Über passende Produkte. Dekorative Kosmetik etwa spielt bei jungen Kundinnen eine viel größere Rolle als früher, da sie sogenannten Beauty-Influencern folgen. Wir stellen fest, dass viele von ihnen mit ihren Freundinnen zu uns in die dm-Märkte kommen, um etwa Lidschatten, Lippenstift oder Nagellack dann auch in der physischen Welt in Augenschein zu nehmen. Deshalb ist es wichtig, auch die Produkte im Sortiment zu haben, die gerade angesagt sind. So haben wir beispielsweise gerade die Beauty-Marke Sheglam in einigen dm-Märkten exklusiv in unser Sortiment aufgenommen, die bei Tiktok 10 Millionen Follower hat.
Spielt der Preis auch eine Rolle?
Ja, die Produkte müssen erschwinglich sein.
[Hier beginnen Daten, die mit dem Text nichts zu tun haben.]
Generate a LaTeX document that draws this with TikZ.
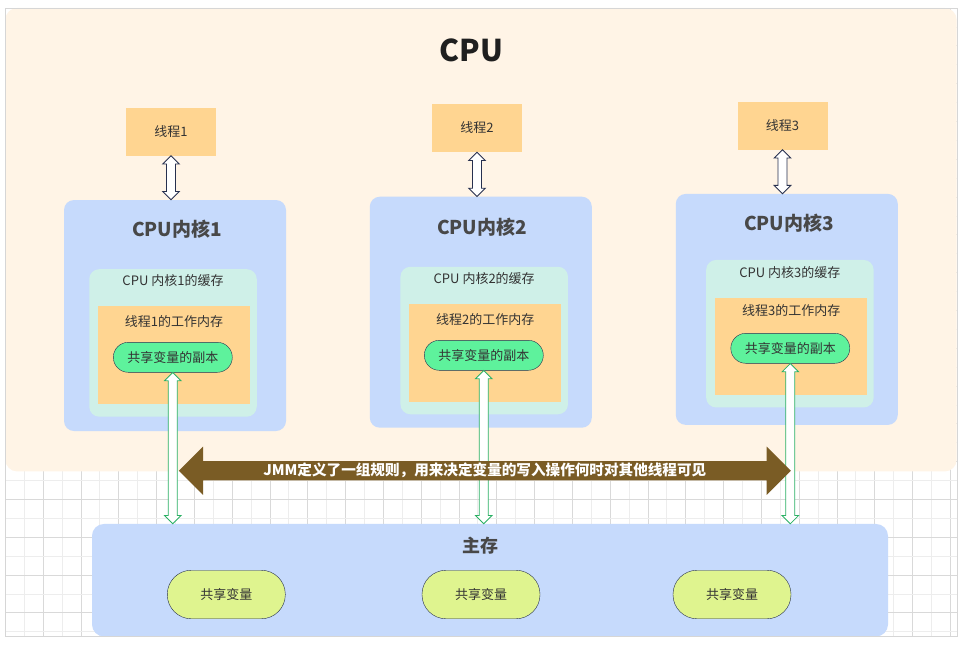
\documentclass[tikz,border=0pt]{standalone}
\usepackage{fontspec}
\setmainfont{Noto Sans CJK SC}
\usetikzlibrary{calc,shapes.arrows}

\definecolor{cpubg}{HTML}{FFF4E6}
\definecolor{threadfill}{HTML}{FFD591}
\definecolor{corefill}{HTML}{C6DAFC}
\definecolor{cachefill}{HTML}{CFF0E8}
\definecolor{copyfill}{HTML}{5EF29C}
\definecolor{varfill}{HTML}{DFF48F}
\definecolor{jmmbrown}{HTML}{7A5C25}
\definecolor{navyline}{HTML}{27304F}
\definecolor{greenline}{HTML}{2BB064}
\definecolor{txtdark}{HTML}{333333}
\definecolor{titlegray}{HTML}{484848}
\definecolor{gridminor}{HTML}{EDEDED}
\definecolor{gridmajor}{HTML}{D9D9D9}
\definecolor{framegray}{HTML}{D6D6D6}

\tikzset{
  smalltext/.style={font=\fontsize{13}{15}\selectfont, text=txtdark},
  thread/.style={smalltext, fill=threadfill, minimum width=90pt, minimum height=48pt},
  corebox/.style={fill=corefill, rounded corners=10pt, minimum width=222pt, minimum height=231pt},
  coretitle/.style={font=\bfseries\fontsize{19}{21}\selectfont, text=titlegray},
  cachebox/.style={fill=cachefill, rounded corners=10pt, minimum width=167.5pt, minimum height=147.5pt},
  workbox/.style={fill=threadfill, minimum width=152.5pt, minimum height=97.5pt},
  copyvar/.style={smalltext, fill=copyfill, draw=navyline, rounded corners=15pt, minimum width=119pt, minimum height=30pt},
  sharedvar/.style={smalltext, fill=varfill, draw=navyline, rounded corners=24pt, minimum width=118pt, minimum height=48.5pt},
  threadlink/.style={fill=white, draw=navyline, line width=0.9pt, line join=miter},
  memlink/.style={fill=white, draw=greenline, line width=0.8pt, line join=miter},
  jmmarrow/.style={double arrow, fill=jmmbrown, text=white,
    font=\bfseries\fontsize{14.6}{16}\selectfont,
    minimum height=612pt, minimum width=48pt, double arrow head extend=14.5pt,
    double arrow tip angle=90, inner xsep=0pt, inner ysep=2.5pt,
    text height=12pt, text depth=2pt},
}

% vertical double arrow from one node anchor to another
\newcommand{\fatlink}[3]{%
  \draw[#1] let \p1=(#2), \p2=(#3) in
    (\x1,\y1) -- (\x1+8.3pt,\y1-8.3pt) -- (\x1+4.5pt,\y1-8.3pt)
    -- (\x1+4.5pt,\y2+8.3pt) -- (\x1+8.3pt,\y2+8.3pt) -- (\x1,\y2)
    -- (\x1-8.3pt,\y2+8.3pt) -- (\x1-4.5pt,\y2+8.3pt)
    -- (\x1-4.5pt,\y1-8.3pt) -- (\x1-8.3pt,\y1-8.3pt) -- cycle;}

\begin{document}
\begin{tikzpicture}[x=1pt,y=-1pt]
  \useasboundingbox (0,0) rectangle (969,651);
  % background with grid
  \fill[white] (5.3,8) rectangle (957.3,636);
  \foreach \i in {1,3,...,49}
    \draw[gridminor, line width=0.8pt] (5.3+18.9*\i,8) -- (5.3+18.9*\i,636);
  \foreach \i in {2,4,...,50}
    \draw[gridmajor, line width=0.8pt] (5.3+18.9*\i,8) -- (5.3+18.9*\i,636);
  \foreach \j in {1,3,...,33}
    \draw[gridminor, line width=0.8pt] (5.3,8+18.9*\j) -- (957.3,8+18.9*\j);
  \foreach \j in {2,4,...,32}
    \draw[gridmajor, line width=0.8pt] (5.3,8+18.9*\j) -- (957.3,8+18.9*\j);

  % CPU
  \node[fill=cpubg, rounded corners=12pt, minimum width=951.4pt, minimum height=463.5pt] (cpu) at (481,239.7) {};
  \node[font=\bfseries\fontsize{30}{32}\selectfont, text=black!88] (cputitle) at (471.3,50) {CPU};

  % threads
  \node[thread] (t1) at (171,131.5) {线程1};
  \node[thread] (t2) at (477,128) {线程2};
  \node[thread] (t3) at (782.5,125.5) {线程3};

  % core 1
  \node[corebox] (c1) at (175,315.5) {};
  \node[coretitle] (c1title) at (177,229.3) {CPU内核1};
  \node[cachebox] (k1) at (173,342.9) {};
  \node[smalltext] (k1title) at (173,280.7) {CPU 内核1的缓存};
  \node[workbox] (w1) at (173.9,354.9) {};
  \node[smalltext] (w1title) at (173.9,321.7) {线程1的工作内存};
  \node[copyvar] (v1) at (172.8,357.3) {共享变量的副本};

  % core 2
  \node[corebox] (c2) at (480.8,312.2) {};
  \node[coretitle] (c2title) at (482,226.7) {CPU内核2};
  \node[cachebox] (k2) at (484.2,340.5) {};
  \node[smalltext] (k2title) at (484.2,279) {CPU 内核2的缓存};
  \node[workbox] (w2) at (485.2,352.9) {};
  \node[smalltext] (w2title) at (485.2,319.3) {线程2的工作内存};
  \node[copyvar] (v2) at (483.8,355.3) {共享变量的副本};

  % core 3
  \node[corebox] (c3) at (786.8,309.4) {};
  \node[coretitle] (c3title) at (789,223.3) {CPU内核3};
  \node[cachebox] (k3) at (789.9,333.7) {};
  \node[smalltext] (k3title) at (789.9,272.3) {CPU 内核3的缓存};
  \node[workbox] (w3) at (791.2,346.3) {};
  \node[smalltext] (w3title) at (791.2,311) {线程3的工作内存};
  \node[copyvar] (v3) at (790.3,348.3) {共享变量的副本};

  % main memory
  \node[fill=corefill, rounded corners=12pt, minimum width=796pt, minimum height=112.5pt] (mem) at (490,580.2) {};
  \node[coretitle, font=\bfseries\fontsize{18}{20}\selectfont] (memtitle) at (480,545.7) {主存};
  \node[sharedvar] (s1) at (226.3,594.5) {共享变量};
  \node[sharedvar] (s2) at (481,594.5) {共享变量};
  \node[sharedvar] (s3) at (732,594.5) {共享变量};

  % links
  \fatlink{threadlink}{t1.south}{c1.north}
  \fatlink{threadlink}{t2.south}{c2.north}
  \fatlink{threadlink}{t3.south}{c3.north}
  \fatlink{memlink}{v1.south}{mem.north}
  \fatlink{memlink}{v2.south}{mem.north}
  \fatlink{memlink}{v3.south}{mem.north}

  % JMM rule
  \node[jmmarrow] (jmm) at (484.8,470.7) {JMM定义了一组规则，用来决定变量的写入操作何时对其他线程可见};

  \draw[framegray, line width=0.8pt] (5.3,8) rectangle (957.3,636);
\end{tikzpicture}
\end{document}
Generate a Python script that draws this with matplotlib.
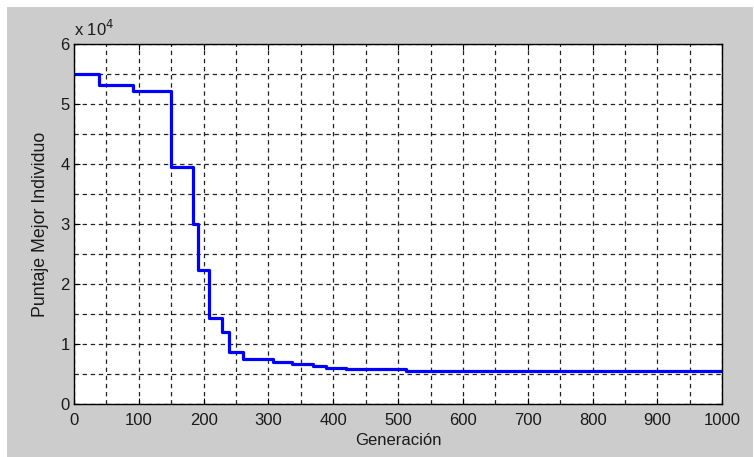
import matplotlib.pyplot as plt
from matplotlib.patches import Rectangle
from matplotlib.ticker import MultipleLocator, FuncFormatter

plt.rcParams['font.family'] = ['Liberation Sans', 'DejaVu Sans']

# generación en la que cambia el mejor individuo y su puntaje
gen_cambio = [0, 38, 91, 150, 184, 192, 208, 228, 239, 260, 307, 337, 369, 388, 419, 512, 1000]
puntaje = [55000, 53300, 52300, 39500, 30100, 22400, 14400, 12000, 8800, 7500,
           7000, 6700, 6400, 6100, 5900, 5600, 5600]

fig = plt.figure(figsize=(7.54, 4.57), dpi=100)
fig.patch.set_facecolor('white')
# fondo gris estilo MATLAB
fig.patches.append(Rectangle((7 / 754, 0), 746 / 754, 450 / 457,
                             transform=fig.transFigure, facecolor='#cccccc',
                             edgecolor='none', zorder=-10))

ax = fig.add_axes([0.0981, 0.1149, 0.8599, 0.7882])
ax.step(gen_cambio, puntaje, where='post', color='#0000ff', lw=2.3, zorder=3)

ax.set_xlim(0, 1000)
ax.set_ylim(0, 60000)
ax.xaxis.set_major_locator(MultipleLocator(100))
ax.xaxis.set_minor_locator(MultipleLocator(50))
ax.yaxis.set_major_locator(MultipleLocator(10000))
ax.yaxis.set_minor_locator(MultipleLocator(5000))
ax.yaxis.set_major_formatter(FuncFormatter(lambda v, p: '%d' % round(v / 1e4)))

ax.tick_params(which='major', direction='in', length=4, width=0.8,
               top=True, right=True, labelsize=12, pad=3,
               labelcolor='#1a1a1a')
ax.tick_params(axis='x', which='major', pad=6)
ax.tick_params(which='minor', length=0, top=True, right=True)
ax.grid(True, which='both', color='#222222', lw=0.9, linestyle=(0, (3.5, 3)))
for s in ax.spines.values():
    s.set_linewidth(1.0)
    s.set_zorder(4)

ax.set_xlabel('Generación', fontsize=12, labelpad=4, color='#1a1a1a')
ax.set_ylabel('Puntaje Mejor Individuo', fontsize=12.8, labelpad=8,
              color='#1a1a1a')
ax.text(0.0, 1.015, 'x 10$^{4}$', transform=ax.transAxes, fontsize=12,
        ha='left', va='bottom', color='#1a1a1a')

fig.savefig('out.png', dpi=100)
Wegen der aktuellen wirtschaftlichen Unsicherheit halten die Menschen ihr Geld zusammen. Das hat natürlich Auswirkungen auf die Entscheidungen am Regal. Wir spüren das an der guten Entwicklung unserer Eigenmarken, die relativ günstig sind, weil wir große Stückzahlen beschaffen und keine teuren Werbekampagnen für unsere eigenen dm-Marken finanzieren müssen. Mehr als jedes zweite bei dm verkaufte Produkte ist bereits eine dm-Eigenmarke. Das liegt auch daran, dass die Markenartikel über die letzten Jahre extreme Preiserhöhungen vorgenommen haben und der Preisabstand zu unseren Eigenmarken noch größer geworden ist.